Sunday, March 04, 2012

The Significance of the Arabic Names in "The Book of Eternity"

The calculator says that I have read 32% of the novel. Eighty-six pages from 265 pages means a third, almost. But since when reading novels was gauged with a calculator and a percent?
I meant not to gauge but, just to see, if I am at the position, of having the right, of writing something about "The Book of Eternity" of the well-known Iraqi writer Abdul-Khaliq Al-Rikabi.

The cover of the novel is elegant, something that is new to Iraqi book market. The cover shows a painting that I have seen somewhere but ignore any information about. 

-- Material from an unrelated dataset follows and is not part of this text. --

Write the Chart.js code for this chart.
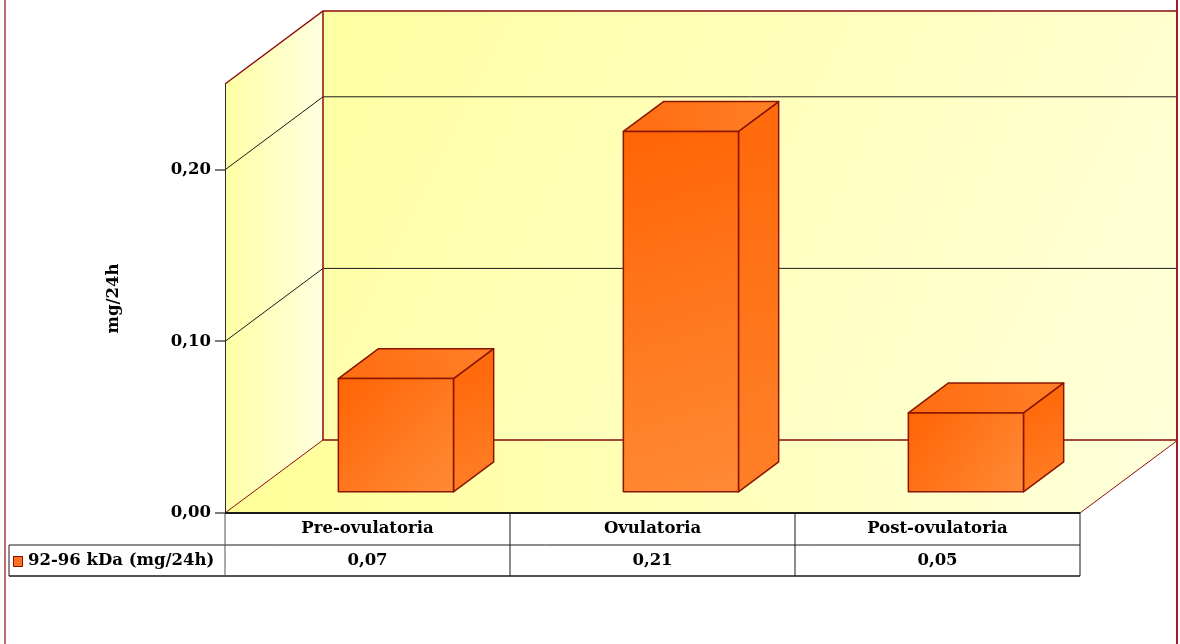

In the minibus, from 8 a.m. till 9:30 to reach central Baghdad where I had to ask for some personal papers from a governmental institute, I succeeded, strangely, to read 86 papers in Arabic. I forgot I can read fast. Lately I tried to read English novels and I am so slow in reading them.
"The Book of Eternity" tells the story of Waheed Hilmy, a young novelist living in a small unnamed city other than Baghdad. Arab names have literal meanings and Waheed, a common Arabic name, means "Lonely", and Hilmy, another common Arab name, means "Dreamy". It is common in Arabic countries that you ask the person whom you just met about the meaning of his/her name, if it happens that you don't know its literal meaning. So Wahhed Hilmy, or the lonely dreamy young writer, is telling us his story in the novel. His story with one of the experienced writers, who is trying to travel to Baghdad (hence we knew that the place of the novel is another city, not Baghdad); Hanan, the literature student who is helping Waheed Hilmy in his research about the experienced writer and whose name, Hanan, literally means "Sympathy" or "Compassion"; Thabit Dhari, the envious jealous evil literature critic, whose name literally means "Stable Predator" (Thabit=stable or fixed; and Dhari = Predator or ferocious) and who thinks that we must put boundaries for reality and other boundaries for fiction; Talal Shakir, the painter and the sculptor, the man who loves Beethoven and whose works are appreciated by the young writer, a thing that led Talal to present one of his sculptures, a tree partially wounded by an axe, to Waheed as a present. Talal literally means "Fine Rain" and Shakir literally means "Thankful". Talal Shakir had an episode of paralysis in the past years which left him with severe muscle weakness a thing that affected his movements and especially his sculptures. Talal's girlfriend, who is like Hanan, decorative but helpful to the man, is named Thuha, a name literally means "Forenoon", or "Morning".
Talal Shakir has a dream of building some sculptors in the centre of his city, sculptors that contain clocks, clocks as a beholder of time, a "metaphysical eye" as was called by Waheed,  a dream that was discussed with the young novilist, Waheed Hilmy, a dream that made Waheed Hilmy, remembers Talal Shakir the sculpture every time he sees a watch or a clock or a watch.
Waheed dialogue with Talal was about time and place and their relation to art. The difference of the relation of music from a side, novels from another side, to time and place. Waheed dialogues are always attracting the readers eyes, like when he argued Thabit Dhari's idea about the insignificance of putting boundaries to reality, and boundaries to fiction. Modernity, and our place as Easterners, Iraqis especially, in the face of it.
So, four male personalities, and 2 females. The males have a full name (name of the person and his father), while females have only their names. The two females' names meant: sympathy, and forenoon. While the males names varied from unknown (the experienced writer), alone dreamy, fixed predator, to fine-rain thankful. The two females served as facilitators for males to play their role.
Are the females' names' meanings wider than the males?
What is the significance of the painting in the cover of the novel?
What is the significance of that particular piece of music composed by Beethoven that aided in Talal's partial healing from paralysis?
Would tomorrow's trip to central Baghdad in the aim of finishing my personal papers help me in finding some answers? Or at least, posing other questions?